The case of Claiborne County v. Brooks, 111 U.S. 400, 4 S.Ct. 489, 28 L.Ed. 470, merely holds that a municipality having power to levy and collect taxes for public improvements may not issue negotiable bonds for that purpose in the absence of statutory authority so to do. City of Brenham v. Bank, 144 U.S. 173,12 S.Ct. 559, 36 L.Ed. 390, says: "It is easy for the Legislature to confer upon a municipality, when it is constitutional to do so, the power to issue negotiable bonds." And City of Sweetwater v.
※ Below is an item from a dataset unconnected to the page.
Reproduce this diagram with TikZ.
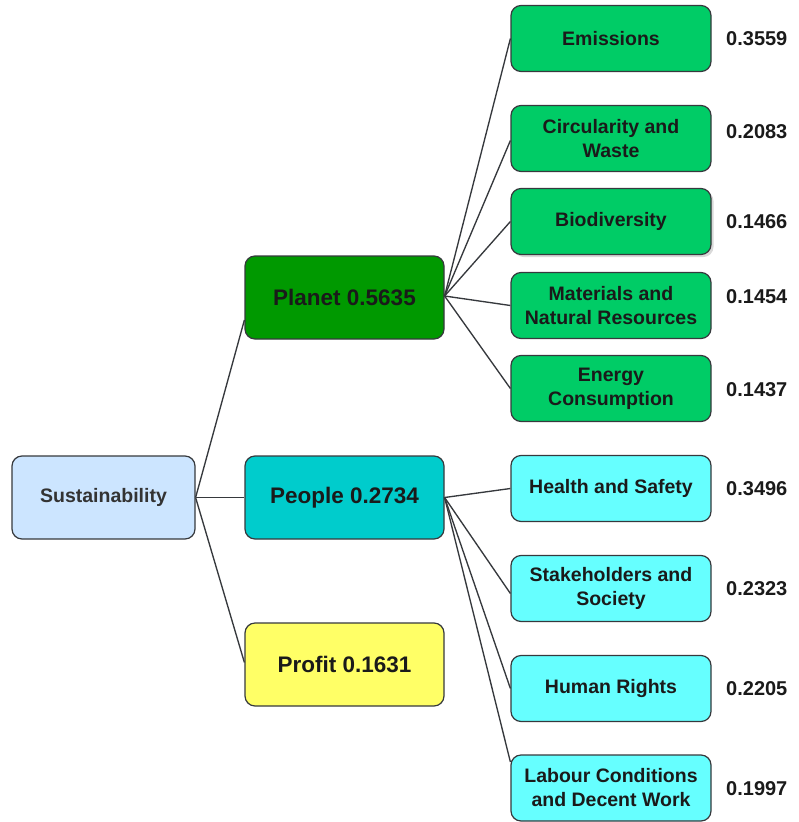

Hamner (Tex.Civ.App.) 259 S.W. 191, holds a city without power to extend its water mains beyond the city limits for the purpose of serving the public without the city; but recognizes its powers to do so, when such is necessary to properly operate its water system and serve the inhabitants of the city; but we look in vain in all of the cases for a distinction, in regard to the power of a city to issue negotiable bonds, based upon whether the location of the enterprise is within or without the city limits.

Again, we do not regard article 823 as applicable to home rule cities and in conflict with article 1175 and other like provisions of the home rule statute, because of conflict between them, as contended by appellants. The whole of the home rule statute (except article 1174a) is taken from the Enabling Act (chapter 147, p. 307, Acts of Reg.Sess. 33 Leg., effective in 1913), and constitutes chapter 13 of Revised Statutes, relating alone to home rule cities, and that chapter embraces substantially the whole of the act without material change. On the contrary, it appears from the act from which article 823 originated that it was enacted for a special purpose. 37 L. Reg.Sess. p. 12, c. 9, § 3, effective 1921. There were but three sections of that act which are material here. Sections 1 and 2 authorized cities and towns of 5,000 inhabitants or less to levy 1 1/2 per cent. taxes, and cities of 5,000 inhabitants or more to levy 2 1/2 per cent. taxes, "to meet the interest and sinking fund on all indebtedness legally incurred prior to the adoption of the Constitutional Amendment of September 25, 1883," and also for current expenses and the construction of buildings, waterworks and so on, within the city; and section 3, inter alia, provided that "the limitations now provided by law upon the amount of bonds that such cities may issue, shall not apply to bonds issued under this Act." Sections 1 and 2 seem to have served their purpose and not to have survived statutory mutations. But section 3 of the act, having lost its original form at the hands of the coditiers, is now articles 823 and 824, and appears, not under the head of home rule cities, but under the head of municipal bonds.

Article 824, immediately following 823 in the revision, embodies the substance of a clause from said section 3 in these words:

"The limitations now provided by law upon the bonds that such cities may issue shall not apply to bonds issued under this law."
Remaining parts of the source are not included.